* START *

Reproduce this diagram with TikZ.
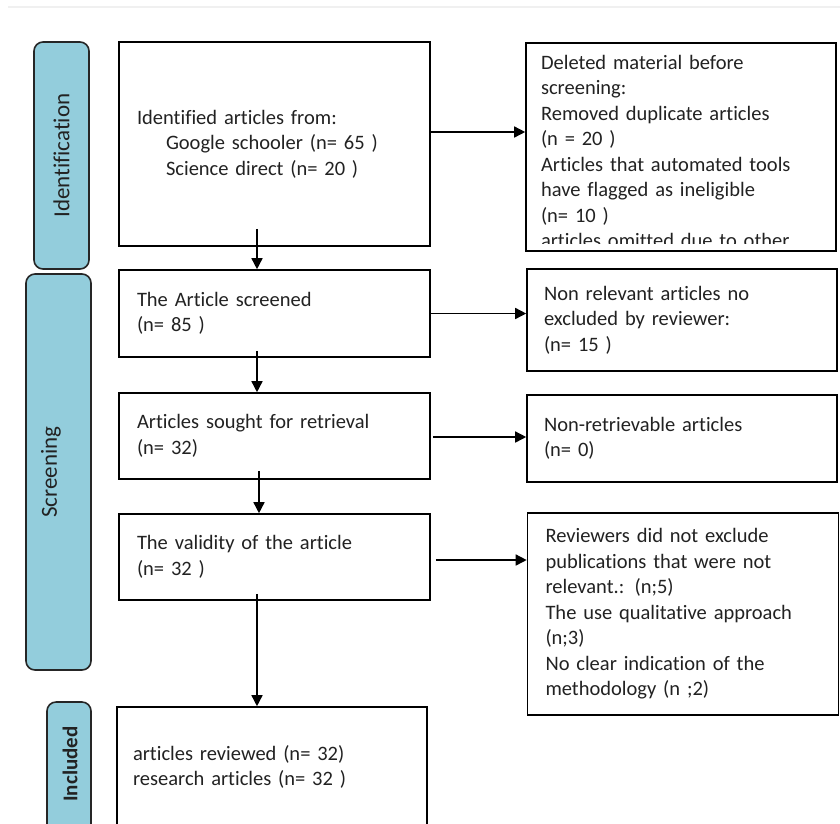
\documentclass[tikz,border=0pt]{standalone}
\usepackage{fontspec}
\setmainfont{Carlito}[Ligatures=NoCommon]
\usetikzlibrary{arrows.meta}
\definecolor{barblue}{HTML}{93CDDC}
\definecolor{inkgray}{HTML}{222222}

\tikzset{
  stagebar/.style={draw=black!85, line width=1.6pt, fill=barblue, rounded corners=9pt,
    rotate=90, inner sep=0pt, text=inkgray, font=\fontsize{23}{27}\selectfont},
  stagetext/.style={rotate=90, inner sep=0pt, text=inkgray, font=\fontsize{23}{27}\selectfont},
  flowbox/.style={draw, line width=1.6pt, inner xsep=18pt, inner ysep=0pt, text width=275pt,
    align=left, text=inkgray, font=\fontsize{20.5}{25.5}\selectfont},
}

\begin{document}
\begin{tikzpicture}[x=1pt, y=-1pt, >={Triangle[length=11pt,width=11pt]}, line width=1.5pt]
    \clip (0,0) rectangle (840,823);
    \fill[white] (0,0) rectangle (840,823);
    \draw[black!6, line width=1.2pt] (8,7) -- (840,7);
    % stage bars
    \node[stagebar, minimum width=227pt, minimum height=55pt] (ident) at (61.5,155.5) {Identification};
    \node[stagebar, minimum width=396pt, minimum height=65pt] (screen) at (58.5,472) {};
    \node[stagetext] (screentxt) at (51,472) {Screening};
    \node[stagebar, minimum width=140pt, minimum height=44pt] (incl) at (69,772) {};
    \node[stagetext, font=\fontsize{21}{25}\selectfont\bfseries] (incltxt) at (70,764) {Included};
    % main column
    \node[flowbox, minimum height=204pt] (found) at (274.5,144) {Identified articles from:\\
      \hspace*{29pt}Google schooler (n= 65 )\\
      \hspace*{29pt}Science direct (n= 20 )};
    \node[flowbox, minimum height=87pt] (screened) at (274.5,313.5) {The Article screened\\(n= 85 )};
    \node[flowbox, minimum height=86pt] (sought) at (274.5,436) {Articles sought for retrieval\\(n= 32)};
    \node[flowbox, minimum height=86pt] (valid) at (274.5,557) {The validity of the article\\(n= 32 )};
    \node[flowbox, minimum height=120pt, inner xsep=16pt, text width=278pt] (reviewed) at (272,767) {articles reviewed (n= 32)\\research articles (n= 32 )};
    % right column
    \node[flowbox, inner xsep=15pt, text width=280pt, minimum height=208pt] (removed) at (681,147) {};
    \begin{scope}
      \clip (removed.north west) rectangle ([yshift=8pt]removed.south east);
      \node[flowbox, draw=none, anchor=north west, inner sep=0pt, text width=280pt] (removedtxt)
        at ([xshift=15pt,yshift=-12pt]removed.north west) {Deleted material before\\screening:\\
        Removed duplicate articles\\(n = 20 )\\Articles that automated tools\\
        have flagged as ineligible\\(n= 10 )\\articles omitted due to other};
    \end{scope}
    \node[flowbox, inner xsep=17pt, text width=276pt, minimum height=102pt] (norel) at (682,320) {Non relevant articles no\\excluded by reviewer:\\(n= 15 )};
    \node[flowbox, inner xsep=17pt, text width=276pt, minimum height=87pt] (noret) at (682,438.5) {Non-retrievable articles\\(n= 0)};
    \node[flowbox, minimum height=202pt] (excl) at (683,614) {Reviewers did not exclude\\
      publications that were not\\relevant.: (n;5)\\The use qualitative approach\\(n;3)\\
      No clear indication of the\\methodology (n ;2)};
    % arrows down
    \draw[->] ([xshift=-17.5pt,yshift=18pt]found.south) -- ([xshift=-17.5pt]screened.north);
    \draw[->] ([xshift=-17.5pt,yshift=7pt]screened.south) -- ([xshift=-17.5pt]sought.north);
    \draw[->] ([xshift=-15.5pt,yshift=9pt]sought.south) -- ([xshift=-15.5pt]valid.north);
    \draw[->] ([xshift=-17.5pt,yshift=7pt]valid.south) -- ([xshift=-15pt]reviewed.north);
    % arrows right
    \draw[->] ([yshift=12pt]found.east) -- ([yshift=12pt]found.east -| removed.west);
    \draw[->] (screened.east) -- (screened.east -| norel.west);
    \draw[->] ([xshift=2pt,yshift=-1pt]sought.east) -- ([yshift=-1pt]sought.east -| noret.west);
    \draw[->] ([xshift=5pt,yshift=-3pt]valid.east) -- ([yshift=-3pt]valid.east -| excl.west);
\end{tikzpicture}
\end{document}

* END *

Direction »
Write out the whole listing exactly, and drop the pictures.

Written solution »
Reproduce this diagram with TikZ.
\documentclass[tikz,border=0pt]{standalone}
\usepackage{fontspec}
\setmainfont{Carlito}[Ligatures=NoCommon]
\usetikzlibrary{arrows.meta}
\definecolor{barblue}{HTML}{93CDDC}
\definecolor{inkgray}{HTML}{222222}

\tikzset{
  stagebar/.style={draw=black!85, line width=1.6pt, fill=barblue, rounded corners=9pt,
    rotate=90, inner sep=0pt, text=inkgray, font=\fontsize{23}{27}\selectfont},
  stagetext/.style={rotate=90, inner sep=0pt, text=inkgray, font=\fontsize{23}{27}\selectfont},
  flowbox/.style={draw, line width=1.6pt, inner xsep=18pt, inner ysep=0pt, text width=275pt,
    align=left, text=inkgray, font=\fontsize{20.5}{25.5}\selectfont},
}

\begin{document}
\begin{tikzpicture}[x=1pt, y=-1pt, >={Triangle[length=11pt,width=11pt]}, line width=1.5pt]
    \clip (0,0) rectangle (840,823);
    \fill[white] (0,0) rectangle (840,823);
    \draw[black!6, line width=1.2pt] (8,7) -- (840,7);
    % stage bars
    \node[stagebar, minimum width=227pt, minimum height=55pt] (ident) at (61.5,155.5) {Identification};
    \node[stagebar, minimum width=396pt, minimum height=65pt] (screen) at (58.5,472) {};
    \node[stagetext] (screentxt) at (51,472) {Screening};
    \node[stagebar, minimum width=140pt, minimum height=44pt] (incl) at (69,772) {};
    \node[stagetext, font=\fontsize{21}{25}\selectfont\bfseries] (incltxt) at (70,764) {Included};
    % main column
    \node[flowbox, minimum height=204pt] (found) at (274.5,144) {Identified articles from:\\
      \hspace*{29pt}Google schooler (n= 65 )\\
      \hspace*{29pt}Science direct (n= 20 )};
    \node[flowbox, minimum height=87pt] (screened) at (274.5,313.5) {The Article screened\\(n= 85 )};
    \node[flowbox, minimum height=86pt] (sought) at (274.5,436) {Articles sought for retrieval\\(n= 32)};
    \node[flowbox, minimum height=86pt] (valid) at (274.5,557) {The validity of the article\\(n= 32 )};
    \node[flowbox, minimum height=120pt, inner xsep=16pt, text width=278pt] (reviewed) at (272,767) {articles reviewed (n= 32)\\research articles (n= 32 )};
    % right column
    \node[flowbox, inner xsep=15pt, text width=280pt, minimum height=208pt] (removed) at (681,147) {};
    \begin{scope}
      \clip (removed.north west) rectangle ([yshift=8pt]removed.south east);
      \node[flowbox, draw=none, anchor=north west, inner sep=0pt, text width=280pt] (removedtxt)
        at ([xshift=15pt,yshift=-12pt]removed.north west) {Deleted material before\\screening:\\
        Removed duplicate articles\\(n = 20 )\\Articles that automated tools\\
        have flagged as ineligible\\(n= 10 )\\articles omitted due to other};
    \end{scope}
    \node[flowbox, inner xsep=17pt, text width=276pt, minimum height=102pt] (norel) at (682,320) {Non relevant articles no\\excluded by reviewer:\\(n= 15 )};
    \node[flowbox, inner xsep=17pt, text width=276pt, minimum height=87pt] (noret) at (682,438.5) {Non-retrievable articles\\(n= 0)};
    \node[flowbox, minimum height=202pt] (excl) at (683,614) {Reviewers did not exclude\\
      publications that were not\\relevant.: (n;5)\\The use qualitative approach\\(n;3)\\
      No clear indication of the\\methodology (n ;2)};
    % arrows down
    \draw[->] ([xshift=-17.5pt,yshift=18pt]found.south) -- ([xshift=-17.5pt]screened.north);
    \draw[->] ([xshift=-17.5pt,yshift=7pt]screened.south) -- ([xshift=-17.5pt]sought.north);
    \draw[->] ([xshift=-15.5pt,yshift=9pt]sought.south) -- ([xshift=-15.5pt]valid.north);
    \draw[->] ([xshift=-17.5pt,yshift=7pt]valid.south) -- ([xshift=-15pt]reviewed.north);
    % arrows right
    \draw[->] ([yshift=12pt]found.east) -- ([yshift=12pt]found.east -| removed.west);
    \draw[->] (screened.east) -- (screened.east -| norel.west);
    \draw[->] ([xshift=2pt,yshift=-1pt]sought.east) -- ([yshift=-1pt]sought.east -| noret.west);
    \draw[->] ([xshift=5pt,yshift=-3pt]valid.east) -- ([yshift=-3pt]valid.east -| excl.west);
\end{tikzpicture}
\end{document}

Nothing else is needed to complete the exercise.